◆ **TASK INPUTS**
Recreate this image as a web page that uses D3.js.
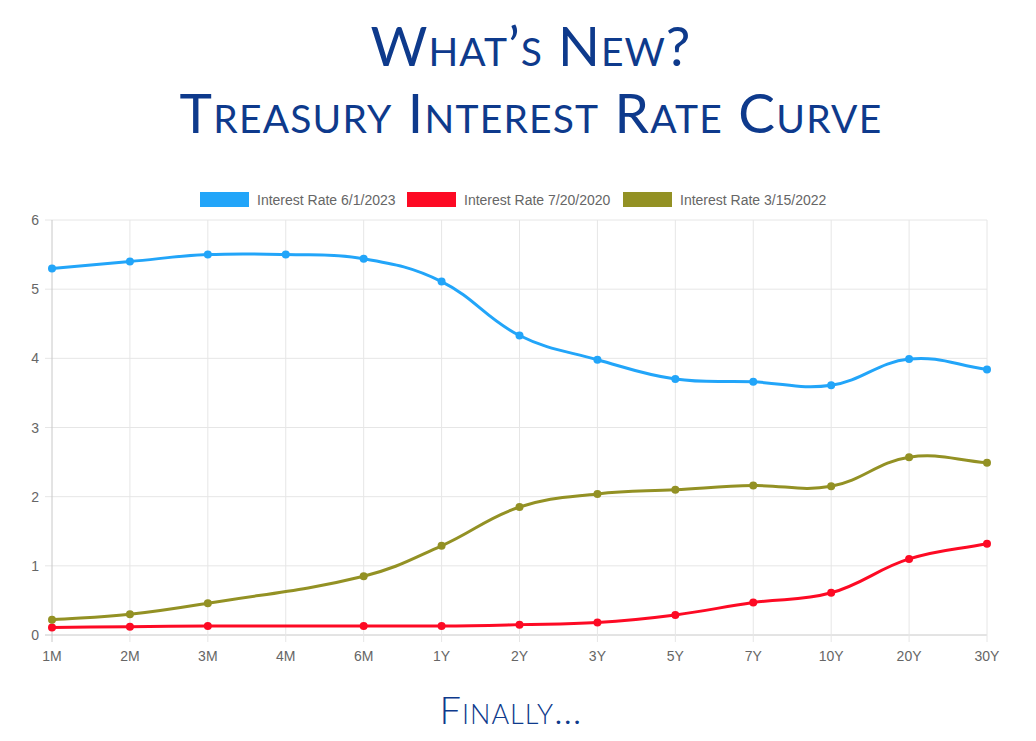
<!DOCTYPE html>
<html>
<head>
<meta charset="utf-8">
<script src="https://cdn.jsdelivr.net/npm/d3@7"></script>
<style>
  body { margin: 0; background: #fff; }
  svg { display: block; }
</style>
</head>
<body>
<div id="chart"></div>
<script>
const maturities = ["1M", "2M", "3M", "4M", "6M", "1Y", "2Y", "3Y", "5Y", "7Y", "10Y", "20Y", "30Y"];
const rate2023 = [5.30, 5.40, 5.50, 5.50, 5.44, 5.11, 4.33, 3.98, 3.70, 3.66, 3.61, 3.99, 3.84];
const rate2020 = [0.11, 0.12, 0.13, null, 0.13, 0.13, 0.15, 0.18, 0.29, 0.47, 0.61, 1.10, 1.32];
const rate2022 = [0.22, 0.30, 0.46, null, 0.85, 1.29, 1.85, 2.04, 2.10, 2.16, 2.15, 2.57, 2.49];
const seriesNames = ["Interest Rate 6/1/2023", "Interest Rate 7/20/2020", "Interest Rate 3/15/2022"];
const yTicks = [0, 1, 2, 3, 4, 5, 6];

const W = 1036, H = 741;
const margin = { left: 52, right: 49, top: 220, bottom: 106 };
const colors = ["#22a5f9", "#fd0a24", "#939124"];
const series = [rate2023, rate2020, rate2022];

const svg = d3.select("#chart").append("svg")
    .attr("width", W)
    .attr("height", H);

// title
const titleColor = "#0e3a8c";
const titleFont = "Lato, 'Open Sans', sans-serif";
svg.append("text")
    .attr("x", 531).attr("y", 66)
    .attr("text-anchor", "middle")
    .style("font-family", titleFont)
    .style("font-variant", "small-caps")
    .style("font-size", "55px")
    .style("letter-spacing", "1px")
    .style("fill", titleColor)
    .text("What’s New?");
svg.append("text")
    .attr("x", 531).attr("y", 133)
    .attr("text-anchor", "middle")
    .style("font-family", titleFont)
    .style("font-variant", "small-caps")
    .style("font-size", "55px")
    .style("letter-spacing", "1.2px")
    .style("fill", titleColor)
    .text("Treasury Interest Rate Curve");

// footer
svg.append("text")
    .attr("x", 511).attr("y", 724)
    .attr("text-anchor", "middle")
    .style("font-family", titleFont)
    .style("font-weight", 300)
    .style("font-variant", "small-caps")
    .style("font-size", "38px")
    .style("letter-spacing", "1px")
    .style("fill", titleColor)
    .text("Finally…");

const x = d3.scalePoint()
    .domain(maturities)
    .range([margin.left, W - margin.right]);

const y = d3.scaleLinear()
    .domain([0, 6])
    .range([H - margin.bottom, margin.top]);

const tickFont = "'Liberation Sans', Arial, sans-serif";

// grid
const grid = svg.append("g");
grid.selectAll("line.h")
    .data(yTicks)
    .join("line")
    .attr("x1", margin.left - 7).attr("x2", W - margin.right)
    .attr("y1", d => y(d)).attr("y2", d => y(d))
    .attr("stroke", d => d === 0 ? "#c8c8c8" : "#e6e6e6")
    .attr("stroke-width", 1);
grid.selectAll("line.v")
    .data(maturities)
    .join("line")
    .attr("x1", d => x(d)).attr("x2", d => x(d))
    .attr("y1", margin.top).attr("y2", H - margin.bottom + 7)
    .attr("stroke", (d, i) => i === 0 ? "#c8c8c8" : "#e6e6e6")
    .attr("stroke-width", 1);

// axis labels
svg.append("g")
    .selectAll("text")
    .data(yTicks)
    .join("text")
    .attr("x", margin.left - 13)
    .attr("y", d => y(d) + 5)
    .attr("text-anchor", "end")
    .style("font-family", tickFont)
    .style("font-size", "14px")
    .style("fill", "#666")
    .text(d => d);

svg.append("g")
    .selectAll("text")
    .data(maturities)
    .join("text")
    .attr("x", d => x(d))
    .attr("y", H - margin.bottom + 26)
    .attr("text-anchor", "middle")
    .style("font-family", tickFont)
    .style("font-size", "14px")
    .style("fill", "#666")
    .text(d => d);

// smooth line like chart.js (tension 0.4, distance weighted control points)
function splinePath(pts, t) {
    let p = `M${pts[0][0]},${pts[0][1]}`;
    const ctrl = pts.map((cur, i) => {
        const prev = pts[i - 1] || cur, next = pts[i + 1] || cur;
        const d01 = Math.hypot(cur[0] - prev[0], cur[1] - prev[1]);
        const d12 = Math.hypot(next[0] - cur[0], next[1] - cur[1]);
        let s01 = d01 / (d01 + d12) || 0, s12 = d12 / (d01 + d12) || 0;
        const fa = t * s01, fb = t * s12;
        return {
            before: [cur[0] - fa * (next[0] - prev[0]), cur[1] - fa * (next[1] - prev[1])],
            after: [cur[0] + fb * (next[0] - prev[0]), cur[1] + fb * (next[1] - prev[1])]
        };
    });
    for (let i = 1; i < pts.length; i++) {
        const a = ctrl[i - 1].after, b = ctrl[i].before;
        p += `C${a[0]},${a[1]},${b[0]},${b[1]},${pts[i][0]},${pts[i][1]}`;
    }
    return p;
}

series.forEach((vals, i) => {
    const pts = maturities.map((k, j) => ({ k, v: vals[j] })).filter(d => d.v !== null);
    const g = svg.append("g");
    g.append("path")
        .attr("d", splinePath(pts.map(d => [x(d.k), y(d.v)]), 0.4))
        .attr("fill", "none")
        .attr("stroke", colors[i])
        .attr("stroke-width", 3);
    g.selectAll("circle")
        .data(pts)
        .join("circle")
        .attr("cx", d => x(d.k))
        .attr("cy", d => y(d.v))
        .attr("r", 4)
        .attr("fill", colors[i]);
});

// legend
const legendX = [200, 407, 623];
const legend = svg.append("g");
seriesNames.forEach((name, i) => {
    legend.append("rect")
        .attr("x", legendX[i]).attr("y", 192)
        .attr("width", 49).attr("height", 15)
        .attr("fill", colors[i]);
    legend.append("text")
        .attr("x", legendX[i] + 57).attr("y", 205)
        .style("font-family", tickFont)
        .style("font-size", "14px")
        .style("fill", "#666")
        .text(name);
});
</script>
</body>
</html>
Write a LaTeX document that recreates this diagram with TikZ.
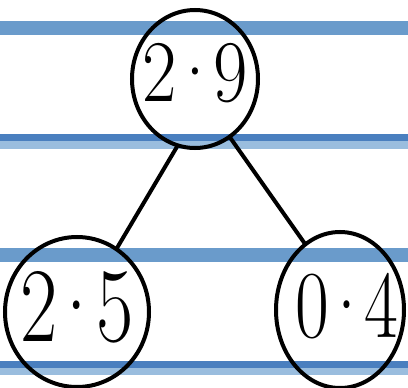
\documentclass[tikz,border=0pt]{standalone}
\usepackage{tikz}
\usetikzlibrary{shapes.geometric}
\definecolor{ruleMid}{HTML}{6A9BCB}
\definecolor{ruleDark}{HTML}{4A7FBF}
\definecolor{ruleLight}{HTML}{9ABDDE}
\newcommand{\tightdot}{\kern-0.12em·\kern-0.12em}
\begin{document}
\begin{tikzpicture}[
    x=1pt, y=-1pt,
    bubble/.style={draw, ellipse, line width=4pt, inner sep=0pt},
    digits/.style={font=\fontsize{88}{88}\selectfont, inner sep=0pt, xscale=0.85},
    branch/.style={line width=4pt, line cap=round}
]
  \useasboundingbox (0,0) rectangle (408,388);
  % ruled paper
  \fill[ruleMid] (0,21) rectangle (408,35);
  \fill[ruleDark] (0,134) rectangle (408,141);
  \fill[ruleLight] (0,141) rectangle (408,149);
  \fill[ruleMid] (0,248) rectangle (408,262);
  \fill[ruleDark] (0,361) rectangle (408,368);
  \fill[ruleLight] (0,368) rectangle (408,375);

  % tree
  \node[bubble, minimum width=126pt, minimum height=138pt] (root) at (195,79) {};
  \node[bubble, minimum width=144pt, minimum height=150pt] (left) at (77,312) {};
  \node[bubble, minimum width=128pt, minimum height=156pt] (right) at (340,310) {};
  \node[digits] at ([yshift=6pt]root.center) {2\tightdot9};
  \node[digits, font=\fontsize{106}{106}\selectfont, xscale=0.9] at ([yshift=5pt]left.center) {2\tightdot5};
  \node[digits, font=\fontsize{96}{96}\selectfont, xscale=0.9] at ([xshift=7pt,yshift=4pt]right.center) {0\tightdot4};

  \draw[branch] (root.-105) -- (left.58);
  \draw[branch] (root.-59) -- (right.118);
\end{tikzpicture}
\end{document}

◆ **REQUIRED TASK**
Take only the lines above from the one that has "Write a LaTeX" through the one that has "(0,368) rectangle (408,375);" and reproduce them exactly, omitting any pictures.

◆ **FINAL ANSWER**
Write a LaTeX document that recreates this diagram with TikZ.
\documentclass[tikz,border=0pt]{standalone}
\usepackage{tikz}
\usetikzlibrary{shapes.geometric}
\definecolor{ruleMid}{HTML}{6A9BCB}
\definecolor{ruleDark}{HTML}{4A7FBF}
\definecolor{ruleLight}{HTML}{9ABDDE}
\newcommand{\tightdot}{\kern-0.12em·\kern-0.12em}
\begin{document}
\begin{tikzpicture}[
    x=1pt, y=-1pt,
    bubble/.style={draw, ellipse, line width=4pt, inner sep=0pt},
    digits/.style={font=\fontsize{88}{88}\selectfont, inner sep=0pt, xscale=0.85},
    branch/.style={line width=4pt, line cap=round}
]
  \useasboundingbox (0,0) rectangle (408,388);
  % ruled paper
  \fill[ruleMid] (0,21) rectangle (408,35);
  \fill[ruleDark] (0,134) rectangle (408,141);
  \fill[ruleLight] (0,141) rectangle (408,149);
  \fill[ruleMid] (0,248) rectangle (408,262);
  \fill[ruleDark] (0,361) rectangle (408,368);
  \fill[ruleLight] (0,368) rectangle (408,375);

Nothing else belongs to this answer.